What are the best tips for rewording historical sentences effectively?

  • Read the source, then set it aside. Write the sentence from memory. This forces you to use your own phrasing naturally.
  • Use the "explain it to a friend" test. If you can describe the event out loud without looking at the source, you can write it in your own words.
  • Change the sentence's starting point. If the original begins with a person's name, start with the date or the location instead.
  • Combine two facts into one sentence. If two separate sentences from your source are closely related, merge them and restructure.
  • Always double-check dates and proper nouns. After rewording, go back and verify that every fact is still correct.
  • Read your reworded sentence out loud. If it sounds awkward or unclear, simplify it.

How do you practice rewording if you're not confident yet?

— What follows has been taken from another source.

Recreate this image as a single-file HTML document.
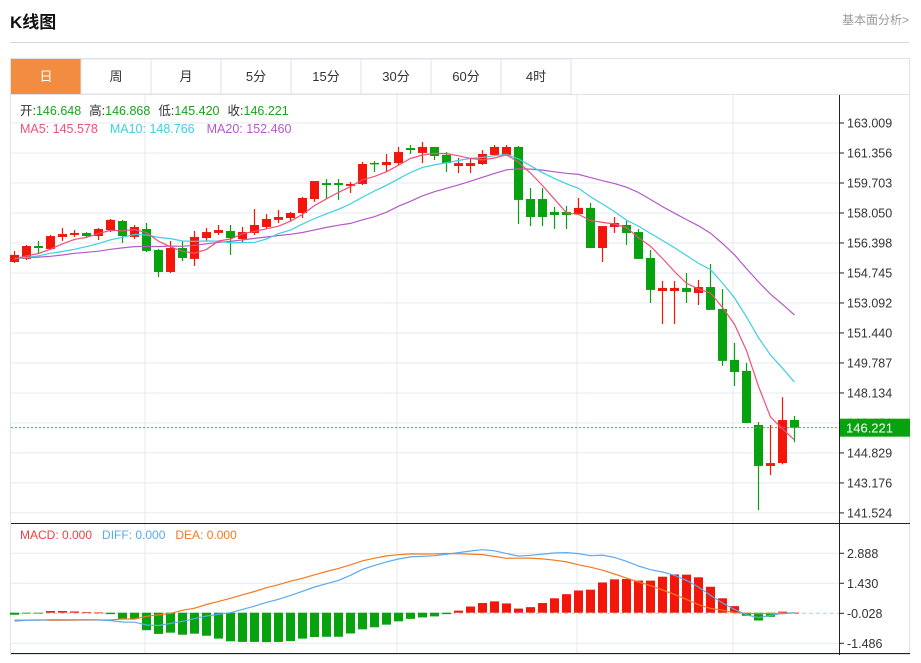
<!DOCTYPE html>
<html><head><meta charset="utf-8"><style>
body{margin:0;background:#fff;width:921px;height:658px;overflow:hidden;font-family:"Liberation Sans","Noto Sans CJK SC",sans-serif}
svg text{font-family:"Liberation Sans","Noto Sans CJK SC",sans-serif}
</style></head><body>
<svg id="svg" width="921" height="658" xmlns="http://www.w3.org/2000/svg">
<text x="10" y="28" font-size="17" font-weight="bold" fill="#111">K线图</text>
<text x="909" y="24" font-size="12" fill="#999" text-anchor="end">基本面分析&gt;</text>
<line x1="10" y1="42.5" x2="909" y2="42.5" stroke="#d6d6d6"/>
<rect x="10.5" y="58.5" width="899" height="596" fill="none" stroke="#dde3ea"/>
<line x1="10" y1="94.5" x2="910" y2="94.5" stroke="#dde3ea"/>
<g id="tabs"></g>
<g id="grid"></g>
<g id="main"></g>
<g id="macd"></g>
<g id="axis"></g>
<text x="20" y="115" font-size="12.5"><tspan fill="#333">开:</tspan><tspan fill="#1aa31a">146.648</tspan><tspan fill="#333" dx="8">高:</tspan><tspan fill="#1aa31a">146.868</tspan><tspan fill="#333" dx="8">低:</tspan><tspan fill="#1aa31a">145.420</tspan><tspan fill="#333" dx="8">收:</tspan><tspan fill="#1aa31a">146.221</tspan></text>
<text x="20" y="133" font-size="12.5"><tspan fill="#f0507a">MA5: 145.578</tspan><tspan fill="#3ecfe0" dx="12">MA10: 148.766</tspan><tspan fill="#b45ac8" dx="12">MA20: 152.460</tspan></text>
<text x="20" y="539" font-size="12"><tspan fill="#f04040">MACD: 0.000</tspan><tspan fill="#5aaaf0" dx="10">DIFF: 0.000</tspan><tspan fill="#f57a20" dx="10">DEA: 0.000</tspan></text>
</svg>
<script>
const opens=[155.35,155.52,156.23,156.07,156.73,156.84,156.95,156.78,157.11,157.61,156.73,157.17,156.01,154.80,156.12,155.52,156.67,156.95,157.06,156.62,156.95,157.28,157.67,157.77,158.05,158.82,159.70,159.70,159.54,159.65,160.81,160.69,160.80,161.63,161.36,161.69,161.25,160.64,160.64,160.75,161.25,161.25,161.69,158.82,158.82,158.11,158.11,157.99,158.33,156.12,157.28,157.39,157.00,155.57,153.75,153.75,153.92,153.64,153.97,152.76,149.95,149.35,146.37,144.11,144.27,146.648];
const highs=[155.96,156.29,156.51,156.84,157.22,157.11,157.00,157.22,157.72,157.67,157.39,157.50,156.07,156.51,156.51,157.06,157.22,157.39,157.39,157.28,158.27,157.99,158.22,158.11,158.93,159.81,159.92,159.92,159.76,160.86,160.91,161.30,161.69,161.80,161.96,161.69,161.41,161.08,161.08,161.52,161.80,161.80,161.74,159.43,159.43,158.38,158.44,158.88,158.60,157.33,157.83,157.61,157.17,156.01,154.30,154.30,154.74,154.36,155.24,153.86,150.89,149.79,146.53,146.37,147.90,146.868];
const lows=[155.29,155.46,155.85,156.01,156.51,156.73,156.70,156.56,157.00,156.40,156.62,155.90,154.52,154.74,155.40,155.13,156.51,156.84,155.74,156.45,156.84,157.17,157.50,157.61,157.77,158.66,158.82,158.77,159.15,159.59,160.31,160.31,160.69,161.30,160.80,160.97,160.31,160.25,160.25,160.70,161.20,161.20,157.44,157.33,157.33,157.17,157.17,157.94,156.12,155.35,156.95,156.29,155.52,153.09,151.93,151.93,153.09,152.98,152.71,149.62,148.52,146.48,141.68,143.61,144.20,145.420];
const closes=[155.74,156.23,156.12,156.78,156.89,156.95,156.78,157.17,157.67,156.78,157.28,155.96,154.80,156.12,155.57,156.73,157.00,157.11,156.67,157.00,157.39,157.72,157.83,158.05,158.88,159.81,159.59,159.59,159.65,160.75,160.75,160.86,161.41,161.52,161.69,161.19,160.80,160.80,160.80,161.30,161.69,161.69,158.77,157.83,157.83,157.94,157.94,158.33,156.12,157.33,157.50,156.95,155.52,153.81,153.92,153.92,153.70,153.97,152.71,149.90,149.29,146.48,144.11,144.27,146.64,146.221];
const prevCloses=[155.2,155.6,155.9,155.4,155.1,155.7,156.0,155.5,155.3,155.8,155.6,155.2,155.4,155.9,155.7,155.3,155.5,155.6,155.4];
const histVals=[-0.1,-0.02,-0.02,0.08,0.08,0.06,0.02,0.01,-0.07,-0.3,-0.3,-0.85,-1.03,-0.97,-1.07,-1.02,-1.12,-1.26,-1.39,-1.42,-1.42,-1.43,-1.42,-1.38,-1.26,-1.18,-1.17,-1.17,-1.01,-0.81,-0.71,-0.58,-0.42,-0.3,-0.23,-0.18,-0.07,0.1,0.3,0.47,0.55,0.45,0.2,0.27,0.47,0.7,0.9,1.08,1.12,1.47,1.62,1.64,1.56,1.56,1.75,1.86,1.85,1.72,1.26,0.7,0.32,-0.15,-0.38,-0.2,0.05,0.0];
const diffVals=[-0.41,-0.37,-0.36,-0.34,-0.34,-0.34,-0.34,-0.35,-0.39,-0.45,-0.46,-0.60,-0.62,-0.52,-0.42,-0.29,-0.16,-0.08,0,0.16,0.32,0.50,0.65,0.84,1.04,1.25,1.41,1.57,1.82,2.11,2.30,2.47,2.61,2.71,2.74,2.77,2.84,2.92,3.00,3.06,3.01,2.87,2.75,2.79,2.85,2.90,2.92,2.87,2.77,2.80,2.69,2.50,2.27,2.09,1.98,1.82,1.57,1.25,0.84,0.47,0.16,-0.10,-0.24,-0.13,-0.03,0];
const deaVals=[-0.36,-0.36,-0.35,-0.37,-0.37,-0.36,-0.35,-0.355,-0.355,-0.30,-0.31,-0.175,-0.105,-0.035,0.115,0.22,0.40,0.55,0.70,0.87,1.03,1.215,1.36,1.53,1.67,1.84,2.0,2.155,2.33,2.52,2.65,2.76,2.82,2.86,2.855,2.86,2.875,2.87,2.85,2.825,2.735,2.645,2.65,2.655,2.615,2.55,2.47,2.33,2.21,2.065,1.88,1.68,1.49,1.31,1.105,0.89,0.645,0.39,0.21,0.12,0.0,-0.025,-0.05,-0.03,-0.055,0];
const priceTicks=["163.009","161.356","159.703","158.050","156.398","154.745","153.092","151.440","149.787","148.134","146.481","144.829","143.176","141.524"];
const macdTicks=["2.888","1.430","-0.028","-1.486"];
const tabLabels=["日","周","月","5分","15分","30分","60分","4时"];

const NS="http://www.w3.org/2000/svg";
function mk(parent,tag,attrs){const e=document.createElementNS(NS,tag);for(const k in attrs)e.setAttribute(k,attrs[k]);parent.appendChild(e);return e;}
const X0=14.5,STEP=12,AXX=839;
const xOf=i=>X0+STEP*i;
const yP=v=>123+(163.009-v)/1.6531*30;
const yM=v=>612.7-v/1.458*30;
const RED="#f2170a",GREEN="#06a30e";

// tabs
const tabs=document.getElementById('tabs');
tabLabels.forEach((t,i)=>{
  const x=11+70*i;
  const r=mk(tabs,'rect',{x:x,y:59,width:70,height:35,fill:i===0?'#f28c40':'#fff',stroke:i===0?'none':'#dde3ea'});
  
  
  const tx=mk(tabs,'text',{x:x+35,y:81,'font-size':13,'text-anchor':'middle',fill:i===0?'#fff':'#333'});
  tx.textContent=t;
  
  
});

// grid
const grid=document.getElementById('grid');
priceTicks.forEach((t,i)=>{const y=yP(parseFloat(t));mk(grid,'line',{x1:11,x2:AXX,y1:y,y2:y,stroke:'#e4eaf0'});});
macdTicks.forEach((t,i)=>{const y=yM(parseFloat(t));if(t!=="-0.028")mk(grid,'line',{x1:11,x2:AXX,y1:y,y2:y,stroke:'#e4eaf0'});});
[145,397,577,733].forEach(x=>{mk(grid,'line',{x1:x,x2:x,y1:95,y2:653,stroke:'#e4eaf0'});});
mk(grid,'line',{x1:11,x2:AXX,y1:yM(-0.028),y2:yM(-0.028),stroke:'#9fd4ee','stroke-dasharray':'4,3'});

// candles
const main=document.getElementById('main');
closes.forEach((c,i)=>{
  const o=opens[i],up=c>=o,col=up?RED:GREEN,x=xOf(i);
  const w=mk(main,'line',{x1:x,x2:x,y1:yP(highs[i]),y2:yP(lows[i]),stroke:col,'stroke-width':1.2});
  
  
  const top=yP(Math.max(o,c)),bot=yP(Math.min(o,c));
  const b=mk(main,'rect',{x:x-4.5,y:top,width:9,height:Math.max(1.5,bot-top),fill:col});
  
  
});
// MAs
const all=prevCloses.concat(closes);
function ma(n){return closes.map((_,i)=>{const j=i+prevCloses.length;let s=0;for(let k=j-n+1;k<=j;k++)s+=all[k];return s/n;});}
[[20,'#b45ac8','ma20-line'],[10,'#3ecfe0','ma10-line'],[5,'#f0507a','ma5-line']].forEach(([n,col,nm])=>{
  const p=mk(main,'polyline',{points:ma(n).map((v,i)=>xOf(i)+','+yP(v).toFixed(1)).join(' '),fill:'none',stroke:col,'stroke-width':1.2});
  
  
});
const lastC=closes[closes.length-1];
const cl=mk(main,'line',{x1:11,x2:AXX,y1:yP(lastC),y2:yP(lastC),stroke:'#2ec82e','stroke-dasharray':'2,2'});



// MACD
const mg=document.getElementById('macd');
histVals.forEach((v,i)=>{
  const y0=yM(0),y1=yM(v);
  const r=mk(mg,'rect',{x:xOf(i)-4.5,y:Math.min(y0,y1),width:9,height:Math.max(0.8,Math.abs(y1-y0)),fill:v>=0?RED:GREEN});
  
  
});
[[deaVals,'#f57a20','dea-line'],[diffVals,'#5aaaf0','diff-line']].forEach(([arr,col,nm])=>{
  const p=mk(mg,'polyline',{points:arr.map((v,i)=>xOf(i)+','+yM(v).toFixed(1)).join(' '),fill:'none',stroke:col,'stroke-width':1.2});
  
  
});

// axes
const ax=document.getElementById('axis');
mk(ax,'line',{x1:AXX+0.5,x2:AXX+0.5,y1:95,y2:655,stroke:'#222'});
mk(ax,'line',{x1:11,x2:910,y1:523.5,y2:523.5,stroke:'#222'});
mk(ax,'line',{x1:11,x2:910,y1:653.5,y2:653.5,stroke:'#222'});
priceTicks.forEach(t=>{const y=yP(parseFloat(t));mk(ax,'line',{x1:AXX,x2:AXX+5,y1:y,y2:y,stroke:'#222'});
  const tx=mk(ax,'text',{x:AXX+8,y:y+4.5,'font-size':12.5,fill:'#333'});tx.textContent=t;
  
  });
macdTicks.forEach(t=>{const y=yM(parseFloat(t));mk(ax,'line',{x1:AXX,x2:AXX+5,y1:y,y2:y,stroke:'#222'});
  const tx=mk(ax,'text',{x:AXX+8,y:y+4.5,'font-size':12.5,fill:'#333'});tx.textContent=t;
  
  });
const ly=yP(lastC);
const lb=mk(ax,'rect',{x:AXX+1,y:ly-9,width:70,height:18,fill:'#06a30e'});


const lt=mk(ax,'text',{x:AXX+7,y:ly+5,'font-size':13,fill:'#fff'});lt.textContent=lastC.toFixed(3);


</script>
</body></html>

Start with short sentences. Take one fact from a textbook say, "The Louisiana Purchase doubled the size of the United States in 1803" and write three different versions. Then pick the one that fits your essay best. Repeat this with five different historical facts each day for a week, and your rewording ability will improve noticeably.

You can also compare your versions to the originals side by side. Ask yourself: Does my version say the same thing? Is the structure different? Are the key facts preserved? If you answer yes to all three, you're doing it right.

Quick checklist before submitting your history essay

  1. Every borrowed fact has been reworded in your own sentence structure.
  2. Proper nouns, dates, and titles are unchanged and accurate.
  3. No sentence is a near-copy of any single source.
  4. Reworded sentences match the tone and voice of the rest of your essay.
  5. You've added your own analysis or context, not just restated facts.
  6. All sources are cited correctly, even when reworded.
  7. You've read each reworded sentence out loud to check clarity.

Run through this list before you hit submit, and you'll catch most rewording problems before your teacher does. The goal is not just to avoid plagiarism it's to write history essays that sound like your understanding of the past, built on solid sources and expressed clearly.